UniSID addresses all three issues with a single, jointly optimized architecture. First, it builds an “advertisement‑enhanced input schema” that linearizes heterogeneous ad data (instruction prompt, visual tokens, textual description, and structured attributes such as industry and hierarchical categories) into a unified token sequence. Learnable SID tokens and an embedding token are appended to this sequence. A shared multimodal large language model (MLLM) processes the whole sequence, producing contextualized hidden states for every token.

Second, a dual‑head projection maps the hidden states of the SID tokens to a SID embedding space and the hidden state of the embedding token to an item embedding space. The SID embedding is split into L layers; each layer independently predicts a discrete token via argmax over its logits. Crucially, every SID layer receives the full ad context rather than a residual, eliminating the progressive sparsification inherent in RQ.

Third, UniSID introduces two auxiliary objectives to preserve semantics: (a) Multi‑Granularity Contrastive Learning constructs positive sample sets that are granularity‑specific. As the hierarchy deepens, the required similarity between query and positive samples increases, enforcing stronger semantic consistency at finer levels. (b) Summary‑Based Advertisement Reconstruction forces the generated SID sequence to reconstruct high‑level ad attributes (e.g., category path, key product descriptors). This reconstruction loss provides an additional supervision signal that encourages SIDs to embed implicit high‑level semantics not directly observable in raw modalities.

The authors evaluate UniSID on both industrial advertising workloads and public benchmark datasets. Metrics include SID quality, next‑ad prediction (Hit Rate, NDCG), advertisement retrieval accuracy, and generic next‑item prediction. UniSID consistently outperforms strong baselines such as RQ‑VAE, RQ‑Kmeans, and RQ‑Kmeans+ across all tasks, achieving up to 4.62 % absolute improvement in Hit Rate, 45.46 % gain in ad retrieval, and 11.83 % boost in next‑item prediction. Ablation studies demonstrate that each component—integrated input schema, multi‑granularity contrastive learning, and summary reconstruction—contributes significantly to the overall performance gains.

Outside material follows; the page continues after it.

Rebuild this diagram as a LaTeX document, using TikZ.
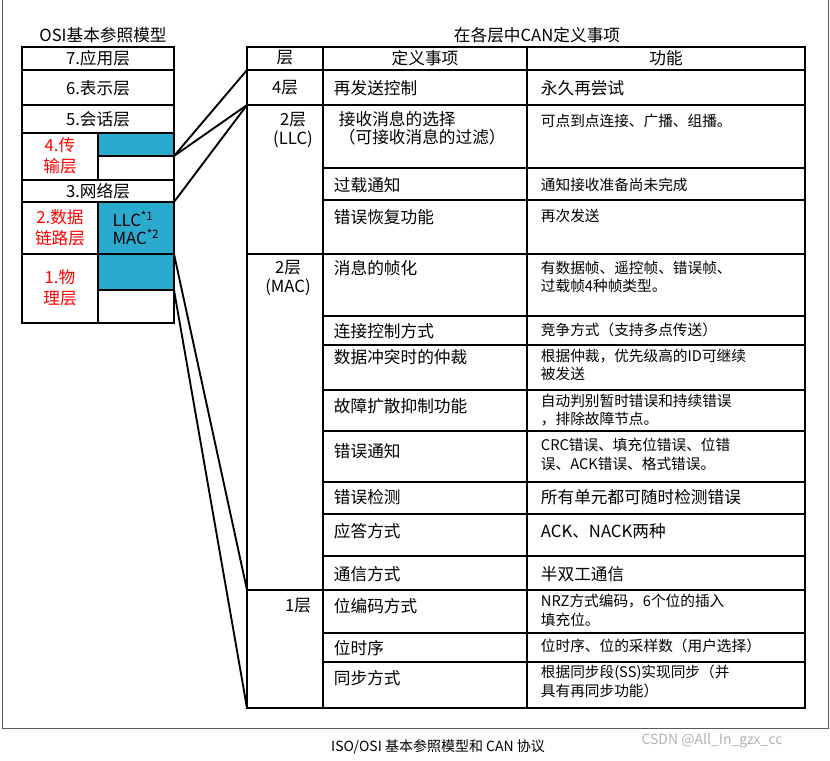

In summary, UniSID’s contributions are threefold: (1) it identifies and formally articulates the limitations of the prevailing two‑stage SID generation paradigm; (2) it proposes a unified end‑to‑end SID‑embedding learning pipeline that directly ingests raw multimodal ad data, thereby aligning objectives and eliminating error accumulation; (3) it designs novel semantic‑preserving objectives (multi‑granularity contrastive loss and summary reconstruction) that endow SIDs with both fine‑grained and high‑level semantic fidelity. The work opens avenues for scaling generative recommendation to massive item catalogs without sacrificing semantic richness, and suggests future extensions to larger LLM backbones, real‑time serving, and cross‑domain applications such as e‑commerce, video streaming, and social media recommendation.